Christian casi se desploma, estaba muy ilusionado, y fiel a su agreste e inteligente estilo empezó a reventar a todos y a todo, sentimos que habíamos perdido un partido sin jugarlo, mi nalgón obvio mucho más.

Fue de regreso al centro de Buenos Aires, cuando íbamos arrastrando los pies, derrotados y riéndonos de nosotros mismos, que me enteré que Christian me había pagado todo el viaje, que sólo consiguió algo de viáticos en TV Azteca, pero que todo lo demás corrió a su cargo. Aquí lo escribo y lo prometo, se lo voy a pagar, pero su fabuloso gesto sólo me confirmó qué clase de ser humano es, un tipo de primera al cual quiero mucho, y quiero bien.

Para recomponer el alma nos metimos a Freddo a comer un helado, los sabores fueron disímiles, frambuesa, dulce de leche, maracuyá y mascarpone, que fue el mejor por mucho. Nos enfilamos a la cancha de polo, a ver a Adolfo Cambiaso, el mejor polista del orbe, llegamos y cuál sería la sorpresa, se había cancelado también porque se jugaría el Superclásico, o sea ni uno ni lo otro. Nos cruzamos al hipódromo de Palermo, observamos un par de carreras, en la segunda apostamos por el número '4' porque nos gustó la pinta, y ni siquiera corrió, estábamos podridos.

Pusimos camino a Puerto Madero, había que comer y beber para seguir en búsqueda de nuestra recuperación. El puñetas de Rodrigo insistió con La Cabaña de las Lilas, comimos bastante mal, nos atendieron mal y pagamos como si hubiéramos comido ocho personas, todo mal. Para rematar decidimos ir al Cilindro de Avellaneda. Veríamos un juego de futbol sí o sí.

Gracias a los contactos de Macías logramos ingresar a la cancha. Me compré la playera de La Academia y vitoreamos sin parar, no le ganaron a Banfield, es decir, todo lo que tocábamos lo hacíamos trizas.

El martes decidimos hacer un recorrido cultural, el Teatro Colón, La Casa Rosada, el Cementerio de la Recoleta, y algunas cosas más, y rematamos comiendo en La Brigada en donde nos recuperamos totalmente.

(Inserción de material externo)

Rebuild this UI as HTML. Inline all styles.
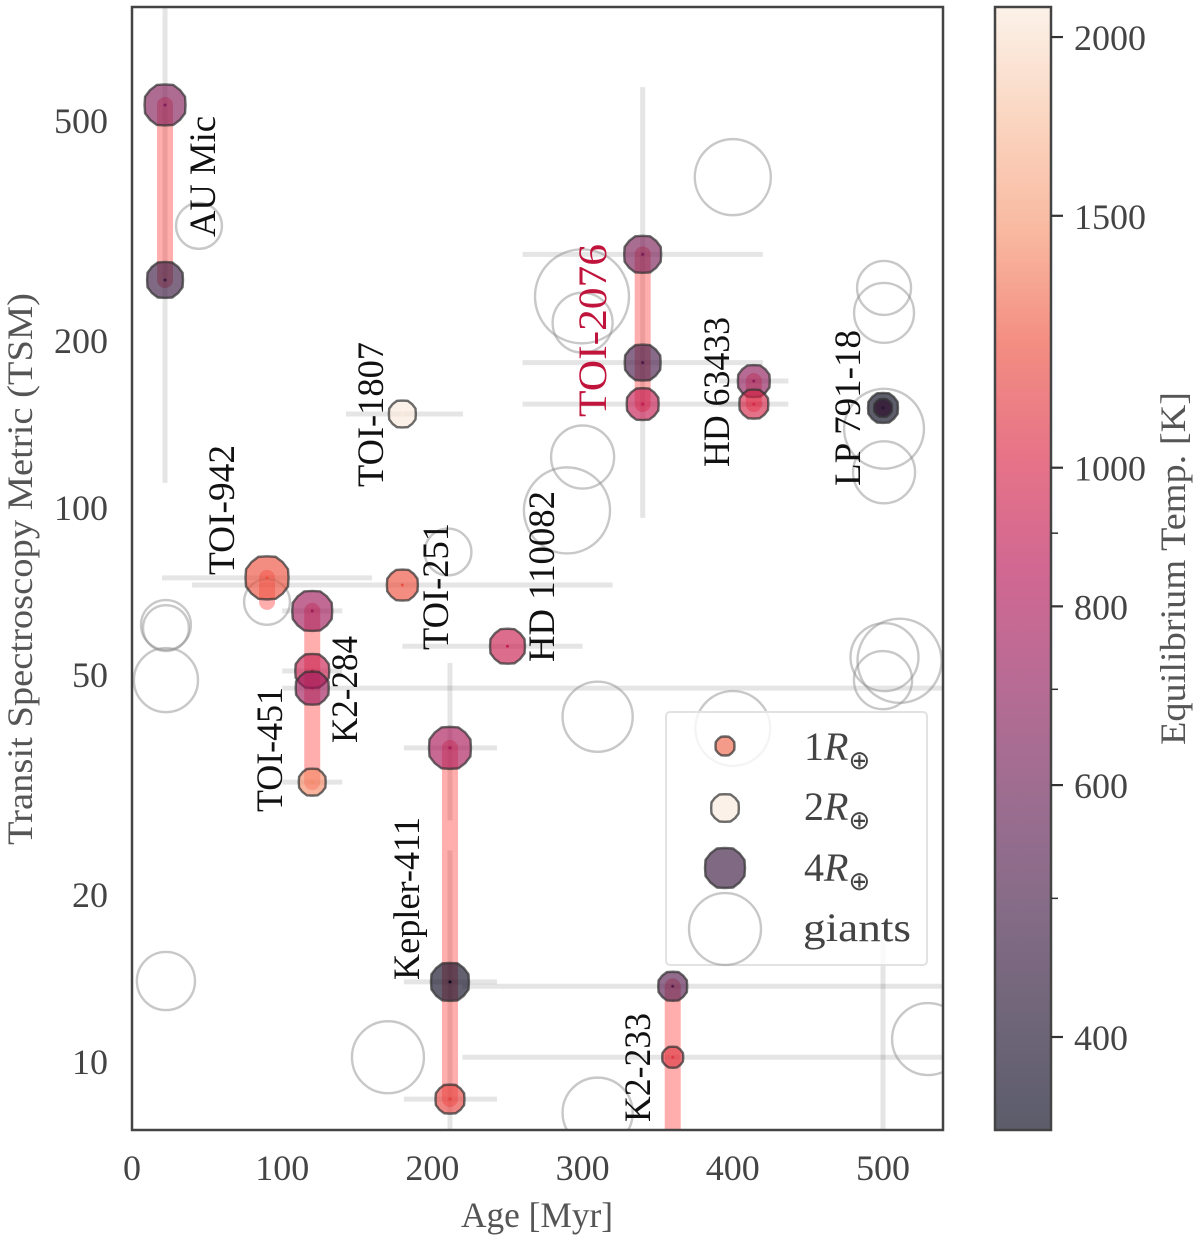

Querido Christian, sólo atino a decirte, muchas gracias por el viaje, por la odisea, por la locura, por haberme convencido de ir, por haberme invitado todo, por tu amarga y sesuda manera de entender la vida. Gracias a ti viví una sinfonía de sensaciones en pocos días, sentí emoción, miedo, angustia, cansancio, magia, felicidad y plenitud, pero por encima de lo anterior, hartas gracias por tu amistad cabronazo.